**INFORMATION PROVIDED**:

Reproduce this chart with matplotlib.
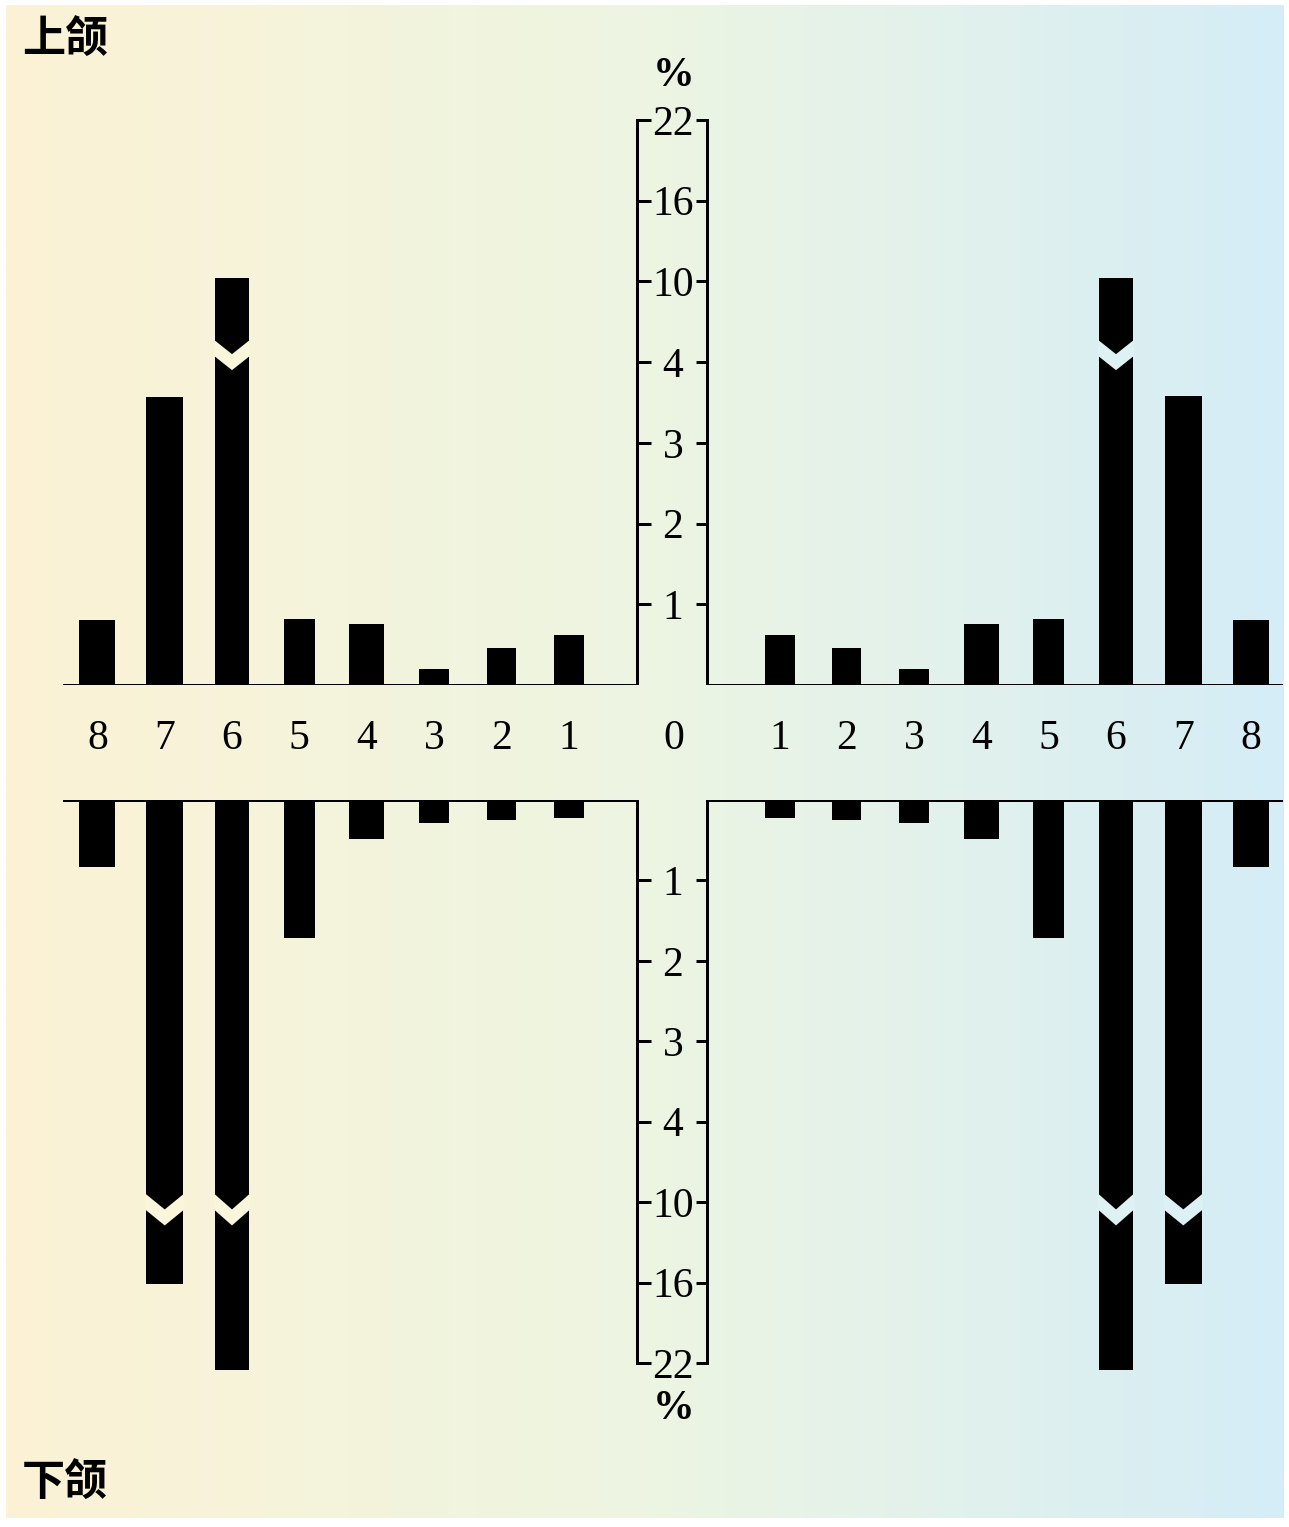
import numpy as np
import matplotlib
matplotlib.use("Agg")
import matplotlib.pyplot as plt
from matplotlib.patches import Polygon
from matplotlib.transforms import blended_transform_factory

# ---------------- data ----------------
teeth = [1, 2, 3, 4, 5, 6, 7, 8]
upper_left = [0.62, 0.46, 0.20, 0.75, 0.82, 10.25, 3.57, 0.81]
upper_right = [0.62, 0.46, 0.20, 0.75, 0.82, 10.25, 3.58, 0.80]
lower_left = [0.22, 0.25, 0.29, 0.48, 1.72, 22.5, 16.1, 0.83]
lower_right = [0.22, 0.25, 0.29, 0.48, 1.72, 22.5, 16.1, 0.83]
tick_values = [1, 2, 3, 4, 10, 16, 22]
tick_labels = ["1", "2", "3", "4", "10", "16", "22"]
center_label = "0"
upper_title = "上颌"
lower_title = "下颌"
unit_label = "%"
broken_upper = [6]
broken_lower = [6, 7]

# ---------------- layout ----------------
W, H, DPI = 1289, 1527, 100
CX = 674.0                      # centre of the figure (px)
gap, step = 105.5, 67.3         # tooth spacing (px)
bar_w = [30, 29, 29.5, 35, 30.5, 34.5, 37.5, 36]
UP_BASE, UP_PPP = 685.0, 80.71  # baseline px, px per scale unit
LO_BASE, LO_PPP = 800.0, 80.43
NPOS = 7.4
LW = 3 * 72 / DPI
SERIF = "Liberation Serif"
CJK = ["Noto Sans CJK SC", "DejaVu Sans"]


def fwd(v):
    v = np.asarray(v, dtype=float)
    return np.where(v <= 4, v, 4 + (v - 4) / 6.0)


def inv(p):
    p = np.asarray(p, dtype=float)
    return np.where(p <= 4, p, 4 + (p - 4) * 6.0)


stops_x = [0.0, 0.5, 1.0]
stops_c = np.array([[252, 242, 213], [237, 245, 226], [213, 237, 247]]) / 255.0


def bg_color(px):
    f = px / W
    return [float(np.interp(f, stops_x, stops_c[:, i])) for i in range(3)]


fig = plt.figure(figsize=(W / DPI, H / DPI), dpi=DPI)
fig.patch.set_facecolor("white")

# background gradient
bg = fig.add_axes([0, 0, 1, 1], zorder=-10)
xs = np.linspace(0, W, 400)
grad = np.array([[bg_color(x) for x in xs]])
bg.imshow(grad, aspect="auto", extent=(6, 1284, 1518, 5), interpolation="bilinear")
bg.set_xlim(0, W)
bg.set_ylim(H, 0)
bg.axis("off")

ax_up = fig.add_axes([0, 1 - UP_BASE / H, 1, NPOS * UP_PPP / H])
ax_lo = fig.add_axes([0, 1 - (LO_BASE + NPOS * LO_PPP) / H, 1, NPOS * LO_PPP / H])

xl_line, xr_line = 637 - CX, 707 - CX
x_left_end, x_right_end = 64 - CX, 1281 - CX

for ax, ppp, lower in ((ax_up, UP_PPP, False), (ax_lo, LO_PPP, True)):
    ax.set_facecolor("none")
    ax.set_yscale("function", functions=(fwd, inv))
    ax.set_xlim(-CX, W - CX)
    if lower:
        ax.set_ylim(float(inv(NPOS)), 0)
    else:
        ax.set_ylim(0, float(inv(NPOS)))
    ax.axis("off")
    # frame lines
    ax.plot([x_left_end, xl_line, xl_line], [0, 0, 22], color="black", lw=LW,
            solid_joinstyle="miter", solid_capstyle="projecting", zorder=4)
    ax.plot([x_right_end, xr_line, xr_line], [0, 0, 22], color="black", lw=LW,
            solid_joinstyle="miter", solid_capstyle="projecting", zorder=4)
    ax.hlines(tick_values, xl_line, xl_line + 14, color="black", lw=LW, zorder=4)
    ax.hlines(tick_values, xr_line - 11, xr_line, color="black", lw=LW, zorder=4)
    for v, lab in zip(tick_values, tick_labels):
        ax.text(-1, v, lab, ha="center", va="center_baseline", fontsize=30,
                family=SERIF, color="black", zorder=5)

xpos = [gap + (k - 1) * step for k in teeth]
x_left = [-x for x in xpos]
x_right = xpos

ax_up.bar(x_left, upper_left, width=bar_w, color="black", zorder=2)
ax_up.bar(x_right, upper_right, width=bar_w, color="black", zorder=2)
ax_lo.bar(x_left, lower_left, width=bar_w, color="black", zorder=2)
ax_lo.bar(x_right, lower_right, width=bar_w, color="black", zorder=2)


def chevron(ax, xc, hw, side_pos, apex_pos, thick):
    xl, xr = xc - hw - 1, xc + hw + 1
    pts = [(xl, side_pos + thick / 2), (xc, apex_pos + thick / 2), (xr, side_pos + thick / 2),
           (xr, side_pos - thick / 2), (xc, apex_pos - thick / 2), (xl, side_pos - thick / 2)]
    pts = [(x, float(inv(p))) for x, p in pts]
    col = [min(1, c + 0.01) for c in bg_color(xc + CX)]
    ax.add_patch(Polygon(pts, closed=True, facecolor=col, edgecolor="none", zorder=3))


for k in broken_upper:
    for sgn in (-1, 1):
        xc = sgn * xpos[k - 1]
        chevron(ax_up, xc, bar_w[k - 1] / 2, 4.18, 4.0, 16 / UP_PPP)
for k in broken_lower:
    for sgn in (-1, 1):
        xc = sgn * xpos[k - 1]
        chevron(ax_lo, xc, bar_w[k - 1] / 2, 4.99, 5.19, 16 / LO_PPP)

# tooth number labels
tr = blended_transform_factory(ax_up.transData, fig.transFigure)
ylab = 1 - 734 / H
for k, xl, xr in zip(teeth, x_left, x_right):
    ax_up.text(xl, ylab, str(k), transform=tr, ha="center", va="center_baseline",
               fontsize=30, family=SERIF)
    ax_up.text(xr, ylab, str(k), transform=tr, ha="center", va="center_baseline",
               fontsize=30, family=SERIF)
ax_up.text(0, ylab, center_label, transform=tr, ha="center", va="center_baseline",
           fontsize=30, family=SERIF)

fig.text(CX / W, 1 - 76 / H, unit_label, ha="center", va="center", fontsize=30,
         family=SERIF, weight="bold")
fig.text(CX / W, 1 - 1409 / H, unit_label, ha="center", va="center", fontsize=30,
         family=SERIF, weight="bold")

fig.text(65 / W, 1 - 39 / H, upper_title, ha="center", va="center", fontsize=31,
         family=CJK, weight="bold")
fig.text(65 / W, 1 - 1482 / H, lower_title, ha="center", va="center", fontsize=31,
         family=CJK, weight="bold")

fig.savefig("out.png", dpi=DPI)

**WHAT THE TASK REQUIRES**:
Return the listing above word for word, with the pictures removed.

**EXPECTED OUTPUT**:
Reproduce this chart with matplotlib.
import numpy as np
import matplotlib
matplotlib.use("Agg")
import matplotlib.pyplot as plt
from matplotlib.patches import Polygon
from matplotlib.transforms import blended_transform_factory

# ---------------- data ----------------
teeth = [1, 2, 3, 4, 5, 6, 7, 8]
upper_left = [0.62, 0.46, 0.20, 0.75, 0.82, 10.25, 3.57, 0.81]
upper_right = [0.62, 0.46, 0.20, 0.75, 0.82, 10.25, 3.58, 0.80]
lower_left = [0.22, 0.25, 0.29, 0.48, 1.72, 22.5, 16.1, 0.83]
lower_right = [0.22, 0.25, 0.29, 0.48, 1.72, 22.5, 16.1, 0.83]
tick_values = [1, 2, 3, 4, 10, 16, 22]
tick_labels = ["1", "2", "3", "4", "10", "16", "22"]
center_label = "0"
upper_title = "上颌"
lower_title = "下颌"
unit_label = "%"
broken_upper = [6]
broken_lower = [6, 7]

# ---------------- layout ----------------
W, H, DPI = 1289, 1527, 100
CX = 674.0                      # centre of the figure (px)
gap, step = 105.5, 67.3         # tooth spacing (px)
bar_w = [30, 29, 29.5, 35, 30.5, 34.5, 37.5, 36]
UP_BASE, UP_PPP = 685.0, 80.71  # baseline px, px per scale unit
LO_BASE, LO_PPP = 800.0, 80.43
NPOS = 7.4
LW = 3 * 72 / DPI
SERIF = "Liberation Serif"
CJK = ["Noto Sans CJK SC", "DejaVu Sans"]


def fwd(v):
    v = np.asarray(v, dtype=float)
    return np.where(v <= 4, v, 4 + (v - 4) / 6.0)


def inv(p):
    p = np.asarray(p, dtype=float)
    return np.where(p <= 4, p, 4 + (p - 4) * 6.0)


stops_x = [0.0, 0.5, 1.0]
stops_c = np.array([[252, 242, 213], [237, 245, 226], [213, 237, 247]]) / 255.0


def bg_color(px):
    f = px / W
    return [float(np.interp(f, stops_x, stops_c[:, i])) for i in range(3)]


fig = plt.figure(figsize=(W / DPI, H / DPI), dpi=DPI)
fig.patch.set_facecolor("white")

# background gradient
bg = fig.add_axes([0, 0, 1, 1], zorder=-10)
xs = np.linspace(0, W, 400)
grad = np.array([[bg_color(x) for x in xs]])
bg.imshow(grad, aspect="auto", extent=(6, 1284, 1518, 5), interpolation="bilinear")
bg.set_xlim(0, W)
bg.set_ylim(H, 0)
bg.axis("off")

ax_up = fig.add_axes([0, 1 - UP_BASE / H, 1, NPOS * UP_PPP / H])
ax_lo = fig.add_axes([0, 1 - (LO_BASE + NPOS * LO_PPP) / H, 1, NPOS * LO_PPP / H])

xl_line, xr_line = 637 - CX, 707 - CX
x_left_end, x_right_end = 64 - CX, 1281 - CX

for ax, ppp, lower in ((ax_up, UP_PPP, False), (ax_lo, LO_PPP, True)):
    ax.set_facecolor("none")
    ax.set_yscale("function", functions=(fwd, inv))
    ax.set_xlim(-CX, W - CX)
    if lower:
        ax.set_ylim(float(inv(NPOS)), 0)
    else:
        ax.set_ylim(0, float(inv(NPOS)))
    ax.axis("off")
    # frame lines
    ax.plot([x_left_end, xl_line, xl_line], [0, 0, 22], color="black", lw=LW,
            solid_joinstyle="miter", solid_capstyle="projecting", zorder=4)
    ax.plot([x_right_end, xr_line, xr_line], [0, 0, 22], color="black", lw=LW,
            solid_joinstyle="miter", solid_capstyle="projecting", zorder=4)
    ax.hlines(tick_values, xl_line, xl_line + 14, color="black", lw=LW, zorder=4)
    ax.hlines(tick_values, xr_line - 11, xr_line, color="black", lw=LW, zorder=4)
    for v, lab in zip(tick_values, tick_labels):
        ax.text(-1, v, lab, ha="center", va="center_baseline", fontsize=30,
                family=SERIF, color="black", zorder=5)

xpos = [gap + (k - 1) * step for k in teeth]
x_left = [-x for x in xpos]
x_right = xpos

ax_up.bar(x_left, upper_left, width=bar_w, color="black", zorder=2)
ax_up.bar(x_right, upper_right, width=bar_w, color="black", zorder=2)
ax_lo.bar(x_left, lower_left, width=bar_w, color="black", zorder=2)
ax_lo.bar(x_right, lower_right, width=bar_w, color="black", zorder=2)


def chevron(ax, xc, hw, side_pos, apex_pos, thick):
    xl, xr = xc - hw - 1, xc + hw + 1
    pts = [(xl, side_pos + thick / 2), (xc, apex_pos + thick / 2), (xr, side_pos + thick / 2),
           (xr, side_pos - thick / 2), (xc, apex_pos - thick / 2), (xl, side_pos - thick / 2)]
    pts = [(x, float(inv(p))) for x, p in pts]
    col = [min(1, c + 0.01) for c in bg_color(xc + CX)]
    ax.add_patch(Polygon(pts, closed=True, facecolor=col, edgecolor="none", zorder=3))


for k in broken_upper:
    for sgn in (-1, 1):
        xc = sgn * xpos[k - 1]
        chevron(ax_up, xc, bar_w[k - 1] / 2, 4.18, 4.0, 16 / UP_PPP)
for k in broken_lower:
    for sgn in (-1, 1):
        xc = sgn * xpos[k - 1]
        chevron(ax_lo, xc, bar_w[k - 1] / 2, 4.99, 5.19, 16 / LO_PPP)

# tooth number labels
tr = blended_transform_factory(ax_up.transData, fig.transFigure)
ylab = 1 - 734 / H
for k, xl, xr in zip(teeth, x_left, x_right):
    ax_up.text(xl, ylab, str(k), transform=tr, ha="center", va="center_baseline",
               fontsize=30, family=SERIF)
    ax_up.text(xr, ylab, str(k), transform=tr, ha="center", va="center_baseline",
               fontsize=30, family=SERIF)
ax_up.text(0, ylab, center_label, transform=tr, ha="center", va="center_baseline",
           fontsize=30, family=SERIF)

fig.text(CX / W, 1 - 76 / H, unit_label, ha="center", va="center", fontsize=30,
         family=SERIF, weight="bold")
fig.text(CX / W, 1 - 1409 / H, unit_label, ha="center", va="center", fontsize=30,
         family=SERIF, weight="bold")

fig.text(65 / W, 1 - 39 / H, upper_title, ha="center", va="center", fontsize=31,
         family=CJK, weight="bold")
fig.text(65 / W, 1 - 1482 / H, lower_title, ha="center", va="center", fontsize=31,
         family=CJK, weight="bold")

fig.savefig("out.png", dpi=DPI)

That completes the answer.